Maximizing Container Loadability: Smart Logistics to Reduce Your Landed Cost

In the international furniture business, the factory price is only half the story. Smart importers know that the real metric for profitability is the Landed Cost—the final cost of the product once it arrives at your warehouse. At Nusa Malacca, we believe you shouldn't pay to ship air. With our strong background in logistics and export operations, we help our clients maximize their investment by scientifically optimizing Container Loadability.

2/25/20262 min read

Here is how we help you slash shipping costs without compromising on quality.

1. The Power of Knock-Down (KD) Design

The most effective way to reduce volume is to rethink construction. We prioritize designs that can be flat-packed (Knock-Down) without losing structural integrity.

  • Volume Efficiency (The Math of Profit): Consider a standard dining chair. Fully assembled, it might occupy 0.4 CBM. The same chair, engineered as a KD unit, might only take up 0.1 CBM.

    • The Result: You can ship 4x more product for the same freight cost, drastically lowering the shipping cost per unit.

  • Assembly Made Easy: A common fear with KD furniture is difficult assembly. We solve this by:

    • Using high-quality brass hardware that fits perfectly and doesn't rust.

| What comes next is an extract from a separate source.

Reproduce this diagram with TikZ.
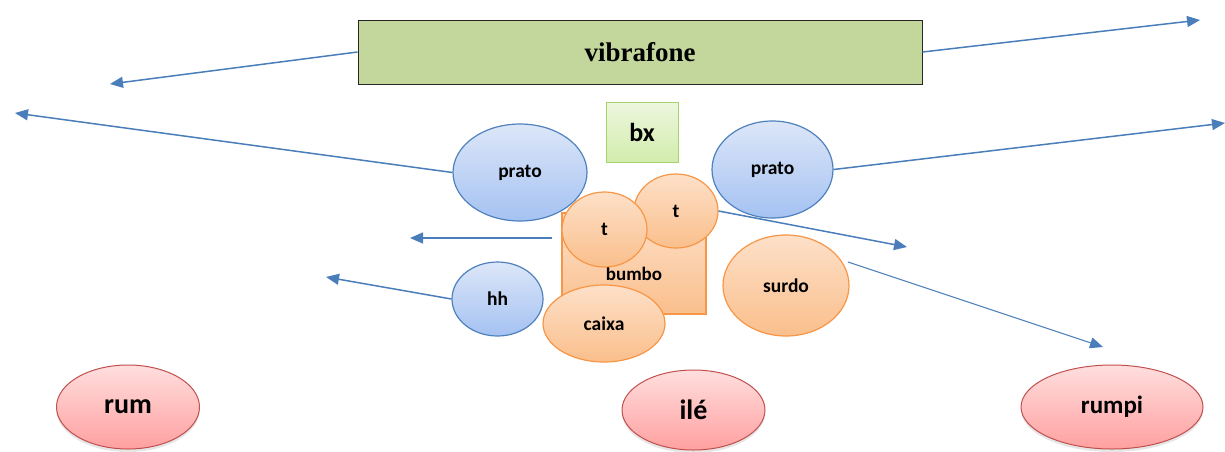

    • Providing clear, simple instructions so your end-customer can assemble it effortlessly.

2. The Art of "The Mix" (Tetris Loading)

Not all furniture needs to be KD. However, shipping a container full of only large, fully assembled items (like daybeds or rigid tables) results in a lot of wasted empty space.

We recommend the "Mix and Match" strategy:

  • The Anchors: Fill the bulk of the container with your large, high-value items (Tables, Benches).

  • The Fillers: Utilize the gaps, corners, and spaces underneath tables with smaller items like stools, side tables, or accessories.

By utilizing every inch of vertical and horizontal space, we ensure your container achieves a high Loadability Factor, spreading the fixed shipping cost across more units.

3. Engineering for the Container

Our design process starts with the container in mind. We often adjust product dimensions slightly—for example, tweaking a table length by a few centimeters—to ensure that boxes fit perfectly side-by-side in a standard 20ft or 40ft HC container, eliminating dead space rows.

Conclusion

Don't let high ocean freight eat into your margins. Partner with a manufacturer who understands logistics as well as they understand wood.